Feelings count around here. “Multiple people interviewed described Schiller as an emotional anchor for the president in a White House often marked by turmoil,” Bloomberg says. For “emotional anchor,” you or I might say “security blanket.” By the account given, Schiller’s on staff to keep Trump’s morale pointing up. If he can’t buddy with Trump, there’s not much point to having him: “Schiller lost his privilege to walk into the Oval Office at any time when Kelly took over. And he now views his job as somewhat redundant, people close to him said. The president has Secret Service to protect him, valets to fetch what he needs, aides to dial his phone—people to handle every facet of Oval Office operations.”

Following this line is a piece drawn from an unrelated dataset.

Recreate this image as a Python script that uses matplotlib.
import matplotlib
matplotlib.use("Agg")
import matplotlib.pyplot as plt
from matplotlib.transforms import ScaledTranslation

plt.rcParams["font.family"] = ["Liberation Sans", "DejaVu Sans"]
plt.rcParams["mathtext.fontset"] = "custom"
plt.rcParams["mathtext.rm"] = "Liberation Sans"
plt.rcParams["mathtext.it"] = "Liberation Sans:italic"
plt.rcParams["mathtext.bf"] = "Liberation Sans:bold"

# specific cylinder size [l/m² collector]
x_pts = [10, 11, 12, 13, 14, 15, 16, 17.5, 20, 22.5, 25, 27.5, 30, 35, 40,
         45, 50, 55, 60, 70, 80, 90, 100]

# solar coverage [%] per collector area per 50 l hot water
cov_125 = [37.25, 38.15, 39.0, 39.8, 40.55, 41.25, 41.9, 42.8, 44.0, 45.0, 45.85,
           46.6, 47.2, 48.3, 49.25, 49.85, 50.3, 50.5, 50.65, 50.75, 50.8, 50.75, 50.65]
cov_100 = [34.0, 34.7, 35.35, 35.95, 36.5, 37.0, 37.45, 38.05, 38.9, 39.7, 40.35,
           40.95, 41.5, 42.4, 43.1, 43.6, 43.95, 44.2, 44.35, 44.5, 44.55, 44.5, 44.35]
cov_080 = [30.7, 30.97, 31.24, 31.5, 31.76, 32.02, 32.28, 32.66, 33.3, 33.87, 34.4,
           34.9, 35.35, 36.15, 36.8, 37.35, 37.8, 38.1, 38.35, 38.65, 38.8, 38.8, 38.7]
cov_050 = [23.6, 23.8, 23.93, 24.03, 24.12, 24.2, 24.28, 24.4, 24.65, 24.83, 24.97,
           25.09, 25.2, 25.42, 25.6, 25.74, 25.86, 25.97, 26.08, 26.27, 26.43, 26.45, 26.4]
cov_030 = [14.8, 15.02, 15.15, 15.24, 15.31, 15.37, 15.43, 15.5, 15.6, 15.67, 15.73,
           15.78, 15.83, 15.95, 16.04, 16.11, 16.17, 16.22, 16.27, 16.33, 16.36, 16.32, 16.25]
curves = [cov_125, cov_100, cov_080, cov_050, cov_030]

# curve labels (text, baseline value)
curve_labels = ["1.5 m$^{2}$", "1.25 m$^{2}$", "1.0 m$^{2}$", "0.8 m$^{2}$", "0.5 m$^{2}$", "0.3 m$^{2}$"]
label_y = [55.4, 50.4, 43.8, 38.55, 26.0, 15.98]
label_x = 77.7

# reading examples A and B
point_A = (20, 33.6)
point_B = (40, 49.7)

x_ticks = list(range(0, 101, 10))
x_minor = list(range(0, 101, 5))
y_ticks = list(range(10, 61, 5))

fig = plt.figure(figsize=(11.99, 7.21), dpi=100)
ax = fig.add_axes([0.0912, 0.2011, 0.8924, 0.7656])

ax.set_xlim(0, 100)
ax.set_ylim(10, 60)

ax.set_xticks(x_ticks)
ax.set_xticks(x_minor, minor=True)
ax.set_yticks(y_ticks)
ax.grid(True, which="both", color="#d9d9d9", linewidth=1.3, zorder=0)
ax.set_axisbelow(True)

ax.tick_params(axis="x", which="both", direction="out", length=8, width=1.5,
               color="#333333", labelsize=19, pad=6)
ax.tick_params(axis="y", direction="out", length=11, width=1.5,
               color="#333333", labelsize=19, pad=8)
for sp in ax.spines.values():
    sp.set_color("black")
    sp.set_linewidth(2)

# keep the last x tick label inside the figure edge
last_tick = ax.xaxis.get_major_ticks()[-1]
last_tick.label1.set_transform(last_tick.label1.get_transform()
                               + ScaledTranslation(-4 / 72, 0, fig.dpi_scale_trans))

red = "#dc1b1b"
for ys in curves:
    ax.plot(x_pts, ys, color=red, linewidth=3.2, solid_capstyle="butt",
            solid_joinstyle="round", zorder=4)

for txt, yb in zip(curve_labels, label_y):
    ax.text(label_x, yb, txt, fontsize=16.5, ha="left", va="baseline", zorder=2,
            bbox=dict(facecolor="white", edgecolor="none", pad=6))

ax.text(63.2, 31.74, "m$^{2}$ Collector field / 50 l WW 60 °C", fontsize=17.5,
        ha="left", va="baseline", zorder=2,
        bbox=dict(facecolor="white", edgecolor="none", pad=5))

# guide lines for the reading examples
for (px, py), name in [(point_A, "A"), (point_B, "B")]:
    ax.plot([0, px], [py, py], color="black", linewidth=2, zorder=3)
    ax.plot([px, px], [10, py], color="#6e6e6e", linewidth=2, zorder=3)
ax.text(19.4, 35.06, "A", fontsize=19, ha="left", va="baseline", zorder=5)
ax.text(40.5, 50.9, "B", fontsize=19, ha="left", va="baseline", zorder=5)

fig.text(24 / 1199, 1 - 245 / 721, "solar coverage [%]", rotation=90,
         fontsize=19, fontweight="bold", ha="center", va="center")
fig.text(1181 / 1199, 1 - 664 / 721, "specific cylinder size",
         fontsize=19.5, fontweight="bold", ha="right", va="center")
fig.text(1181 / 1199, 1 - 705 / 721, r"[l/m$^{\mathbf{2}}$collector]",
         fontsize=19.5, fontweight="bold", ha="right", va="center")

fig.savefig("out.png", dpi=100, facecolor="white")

Schiller’s title is director of Oval Office operations. A CNN profile tells us he started as a New York City cop. “I was the rammer,” he says, recalling how he busted up drug houses. Schiller got a job as bodyguard to Trump, eventually moving up to chief bodyguard. He’s six feet, four inches, and weighs 210 pounds, and he spent almost 20 years moving people around for Donald Trump. “He would go with Trump to dinners, fashion shows and baseball games—always restricting who got close to the boisterous businessman,” CNN says. After Trump became a candidate, Schiller dragged Jorge Ramos out of a news conference and punched a demonstrator in the face. After Trump became president, he sent Schiller to FBI headquarters with the letter that terminated James Comey. A couple of weeks ago, when the Phoenix rally proved thin, Trump sent Schiller to fire the rally’s organizer. Not unexpectedly, Trump’s security blanket is a large, phallus-shaped thing that he uses to swat people.

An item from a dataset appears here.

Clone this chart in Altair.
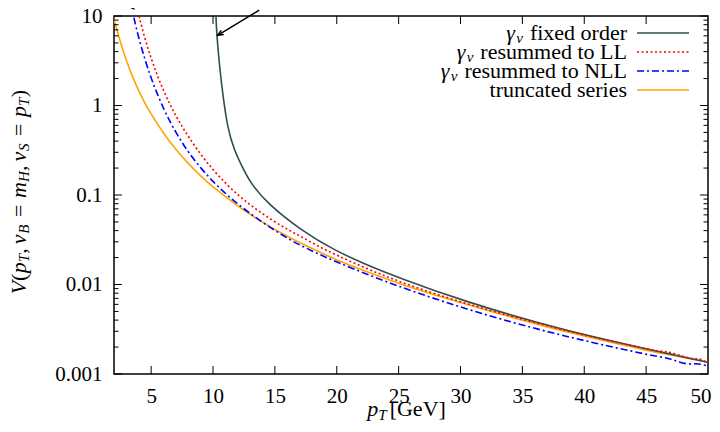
import altair as alt
import pandas as pd

# ---------------- data ----------------
fo_x = [10.17, 10.23, 10.31, 10.52, 10.78, 11.18, 11.72, 12.37, 13.07, 14.42, 17.13, 19.83,
        22.53, 25.24, 30.1, 38.2, 48.75, 50]
fo_y = [20, 10, 6.08, 2.81, 1.36, 0.552, 0.316, 0.205, 0.133, 0.080, 0.0402, 0.0240,
        0.0163, 0.0116, 0.00662, 0.00307, 0.001476, 0.00135]

ll_x = [3.85, 4.0, 4.5, 5.0, 5.5, 6.0, 6.5, 7.0, 7.5, 8.0, 9.0, 10, 11, 12, 13, 14, 15, 16,
        17, 18.5, 20, 22.5, 25, 27.5, 30, 32.5, 35, 37.5, 40, 42.5, 45, 46, 46.8, 47.5, 48.3,
        49, 49.4, 50]
ll_y = [14, 10, 5.56, 3.35, 2.16, 1.47, 1.04, 0.766, 0.581, 0.452, 0.283, 0.191, 0.136,
        0.100, 0.0776, 0.0617, 0.0501, 0.0413, 0.0350, 0.0267, 0.0212, 0.01486, 0.01084,
        0.00822, 0.00641, 0.00508, 0.00408, 0.00332, 0.00272, 0.00227, 0.00191, 0.0018,
        0.00178, 0.00165, 0.00153, 0.00146, 0.0015, 0.0013]

nll_x = [3.42, 3.56, 4.0, 4.5, 5.0, 5.5, 6.0, 6.5, 7.0, 7.5, 8.0, 9.0, 10, 11, 12, 13, 14,
         15, 16, 17, 18.5, 20, 22.5, 25, 27.5, 30, 32.5, 35, 37.5, 40, 42.5, 45, 46, 46.9,
         47.5, 48.3, 49, 49.5, 50]
nll_y = [14, 10, 5.65, 3.25, 2.02, 1.34, 0.927, 0.67, 0.501, 0.385, 0.303, 0.20, 0.141,
         0.104, 0.0793, 0.0621, 0.0495, 0.0401, 0.033, 0.0276, 0.022, 0.0178, 0.0129,
         0.00955, 0.00724, 0.0056, 0.0044, 0.00352, 0.00286, 0.00236, 0.00197, 0.00166,
         0.00157, 0.00149, 0.00138, 0.00128, 0.00131, 0.00128, 0.00123]

tr_x = [1.9, 2.0, 2.5, 3.0, 3.5, 4.0, 4.5, 5.0, 6.0, 7.0, 8.0, 9.0, 10, 12, 14, 16, 18, 20,
        22.5, 25, 27.5, 30, 32.5, 35, 37.5, 40, 42.5, 45, 47.5, 50]
tr_y = [10.0, 9.2, 5.16, 3.16, 2.08, 1.46, 1.06, 0.796, 0.487, 0.321, 0.224, 0.163, 0.1225,
        0.0748, 0.0493, 0.0344, 0.0251, 0.0188, 0.0137, 0.0103, 0.00796, 0.0063, 0.0050,
        0.00398, 0.00323, 0.00265, 0.0022, 0.00184, 0.00158, 0.00135]

x_ticks = [5, 10, 15, 20, 25, 30, 35, 40, 45, 50]
y_ticks = [0.001, 0.01, 0.1, 1, 10]
y_minor = [m * d for d in [0.001, 0.01, 0.1, 1] for m in range(2, 10)]

legend_main = ["fixed order", "resummed to LL", "resummed to NLL", "truncated series"]
legend_gamma = [True, True, True, False]
legend_colors = ["#2f4f4f", "#ff0000", "#0000ff", "#ffa500"]
legend_dash = [None, [2, 2.5], [7, 3, 2, 3], None]

# arrows (data coordinates): shaft start, tip
arrow1_x, arrow1_y = [2.45, 3.58], [18.0, 12.1]
arrow2_x, arrow2_y = [13.74, 10.37], [11.6, 6.08]

# ---------------- layout ----------------
W, H = 594, 358
FONT = "Liberation Serif, DejaVu Serif, Times New Roman, serif"
FS = 21
LFS = 22

# Times / Liberation Serif widths (per 1000 em)
TW = {' ': 250, 'a': 444, 'b': 500, 'c': 444, 'd': 500, 'e': 444, 'f': 333, 'g': 500,
      'h': 500, 'i': 278, 'l': 278, 'm': 778, 'n': 500, 'o': 500, 'r': 333, 's': 389,
      't': 278, 'u': 500, 'x': 500, 'L': 611, 'N': 722, '[': 333, ']': 333, 'G': 722,
      'V': 722}


def tw(s, fs):
    return sum(TW.get(c, 500) for c in s) * fs / 1000.0


xs = alt.Scale(domain=[2, 50], nice=False, zero=False)
ys = alt.Scale(type="log", domain=[0.001, 10], nice=False)

xaxis = alt.Axis(values=x_ticks, title=None, tickSize=0, domain=False, grid=False,
                 labelFont=FONT, labelFontSize=FS, labelColor="black", labelPadding=11,
                 labelFlush=True, labelFlushOffset=3)
yaxis = alt.Axis(values=y_ticks, format="~g", title=None, tickSize=0, domain=False,
                 grid=False, labelFont=FONT, labelFontSize=FS, labelColor="black",
                 labelPadding=12, labelFlush=False)


def X(f="x"):
    return alt.X(f"{f}:Q", scale=xs, axis=xaxis)


def Y(f="y"):
    return alt.Y(f"{f}:Q", scale=ys, axis=yaxis)


def series(xv, yv, color, dash=None):
    kw = dict(color=color, strokeWidth=1.6, clip=True, interpolate="basis")
    if dash:
        kw["strokeDash"] = dash
    return alt.Chart(pd.DataFrame({"x": xv, "y": yv})).mark_line(**kw).encode(x=X(), y=Y())


layers = []
layers.append(series(tr_x, tr_y, legend_colors[3]))
layers.append(series(fo_x, fo_y, legend_colors[0]))
layers.append(series(ll_x, ll_y, legend_colors[1], legend_dash[1]))
layers.append(series(nll_x, nll_y, legend_colors[2], legend_dash[2]))

# inward ticks
xt = pd.DataFrame({"x": x_ticks[:-1]})
layers.append(alt.Chart(xt).mark_rule(color="black", strokeWidth=1).encode(
    x=X(), y=alt.value(H), y2=alt.value(H - 8)))
layers.append(alt.Chart(xt).mark_rule(color="black", strokeWidth=1).encode(
    x=X(), y=alt.value(0), y2=alt.value(8)))
ymaj = pd.DataFrame({"y": y_ticks})
ymin = pd.DataFrame({"y": y_minor})
for x0, x1 in [(0, 8), (W, W - 8)]:
    layers.append(alt.Chart(ymaj).mark_rule(color="black", strokeWidth=1).encode(
        y=Y(), x=alt.value(x0), x2=alt.value(x1)))
for x0, x1 in [(0, 4.5), (W, W - 4.5)]:
    layers.append(alt.Chart(ymin).mark_rule(color="black", strokeWidth=1).encode(
        y=Y(), x=alt.value(x0), x2=alt.value(x1)))

# arrows
for ax_, ay_, ang in [(arrow1_x, arrow1_y, 315), (arrow2_x, arrow2_y, 59)]:
    df = pd.DataFrame({"x": ax_, "y": ay_})
    layers.append(alt.Chart(df).mark_line(color="black", strokeWidth=1.5, clip=False).encode(
        x=X(), y=Y()))
    layers.append(alt.Chart(df.iloc[[1]]).mark_point(
        shape="M -0.45 -1.1 L 0 0 L 0.45 -1.1", filled=False, size=110, angle=ang,
        color="black", strokeWidth=1.5, opacity=1).encode(x=X(), y=Y()))

# legend
leg_right = 513
row_y = [17, 36, 55, 74]
for i, lab in enumerate(legend_main):
    yy = row_y[i]
    layers.append(alt.Chart(pd.DataFrame({"t": [lab]})).mark_text(
        font=FONT, fontSize=LFS, align="right", baseline="middle", color="black").encode(
        text="t:N", x=alt.value(leg_right), y=alt.value(yy)))
    if legend_gamma[i]:
        xe = leg_right - tw(lab, LFS) - 7
        layers.append(alt.Chart(pd.DataFrame({"t": ["ν"]})).mark_text(
            font=FONT, fontSize=15, fontStyle="italic", align="right", baseline="middle",
            color="black").encode(text="t:N", x=alt.value(xe), y=alt.value(yy + 5)))
        layers.append(alt.Chart(pd.DataFrame({"t": ["γ"]})).mark_text(
            font=FONT, fontSize=LFS, fontStyle="italic", align="right", baseline="middle",
            color="black").encode(text="t:N", x=alt.value(xe - 8), y=alt.value(yy)))
    kw = dict(color=legend_colors[i], strokeWidth=1.6)
    if legend_dash[i]:
        kw["strokeDash"] = legend_dash[i]
    layers.append(alt.Chart(pd.DataFrame({"t": [lab]})).mark_rule(**kw).encode(
        x=alt.value(523), x2=alt.value(575), y=alt.value(yy)))

# x title: p_T[GeV]
TFS, SFS = 22, 15
xt_pieces = [("p", True, False, 11.0), ("T", True, True, 10.5), ("[GeV]", False, False, tw("[GeV]", TFS))]
tot = sum(p[3] for p in xt_pieces) + 1
cx = 292.5 - tot / 2
for txt, it, sub, w in xt_pieces:
    kw = dict(font=FONT, fontSize=SFS if sub else TFS, align="left", baseline="alphabetic",
              color="black")
    if it:
        kw["fontStyle"] = "italic"
    layers.append(alt.Chart(pd.DataFrame({"t": [txt]})).mark_text(**kw).encode(
        text="t:N", x=alt.value(cx), y=alt.value(400 + (4 if sub else 0))))
    cx += w + (1 if sub else 0)

# y title: V(p_T, nu_B = m_H, nu_S = p_T)  rotated
yt_pieces = [("V", True, False, 13.4, 0), ("(", False, False, 7.6, 0), ("p", True, False, 11.0, 0),
             ("T", True, True, 8.6, 0), (",", False, False, 9.5, 0), ("ν", True, False, 10.5, 0),
             ("B", True, True, 9.6, 0), ("=", False, False, 26.0, 7), ("m", True, False, 16.0, 0),
             ("H", True, True, 11.2, 0), (",", False, False, 9.5, 0), ("ν", True, False, 10.5, 0),
             ("S", True, True, 8.0, 0), ("=", False, False, 26.0, 7), ("p", True, False, 11.0, 0),
             ("T", True, True, 8.6, 0), (")", False, False, 7.6, 0)]
tot = sum(p[3] for p in yt_pieces)
cy = 176 + tot / 2
for txt, it, sub, w, pre in yt_pieces:
    kw = dict(font=FONT, fontSize=SFS if sub else TFS, align="left", baseline="middle",
              angle=270, color="black")
    if it:
        kw["fontStyle"] = "italic"
    layers.append(alt.Chart(pd.DataFrame({"t": [txt]})).mark_text(**kw).encode(
        text="t:N", x=alt.value(-95 + (5 if sub else 0)), y=alt.value(cy - pre)))
    cy -= w

chart = alt.layer(*layers).properties(
    width=W, height=H,
    autosize=alt.AutoSizeParams(type="none"),
    padding={"left": 106, "top": 8, "right": 4, "bottom": 50},
    background="white",
).configure_view(stroke="black", strokeWidth=1.5)

chart.save("out.html", embed_options={"renderer": "svg", "actions": False})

Now Trump’s dick is going to leave because there isn’t enough love on hand (so to speak). The Rammer just doesn’t like the job as much. I’ve encountered men who gave reasons like that, and their voices always rose when they did so. The idea was that we were breaking through to true feelings, the underbed that makes each of us who we are, and that this state could be represented by the voice of naivete. I hope the Rammer doesn’t talk like that. But he’s been saying the same sort of thing.

This isn’t a surprise so much as a confirmation. Trump, the soppy tough guy, has a similar type around him. Psychologically, they can’t thrive without a warm bath of love for Donald Trump, and that love has been drying up: the chief of staff gives none, the crowds are kind of a fizzle. Trump demonstrates signs of adoration withdrawal, a condition that features punishment of people he’s recently seen. Perhaps Schiller registered that the man he fired after the Phoenix rally had organized all of Trump’s rallies going back to when Trump started having them. If so, the Rammer was being messed with at the center of his dog brain. Results: the going is tough and the tough guy is going.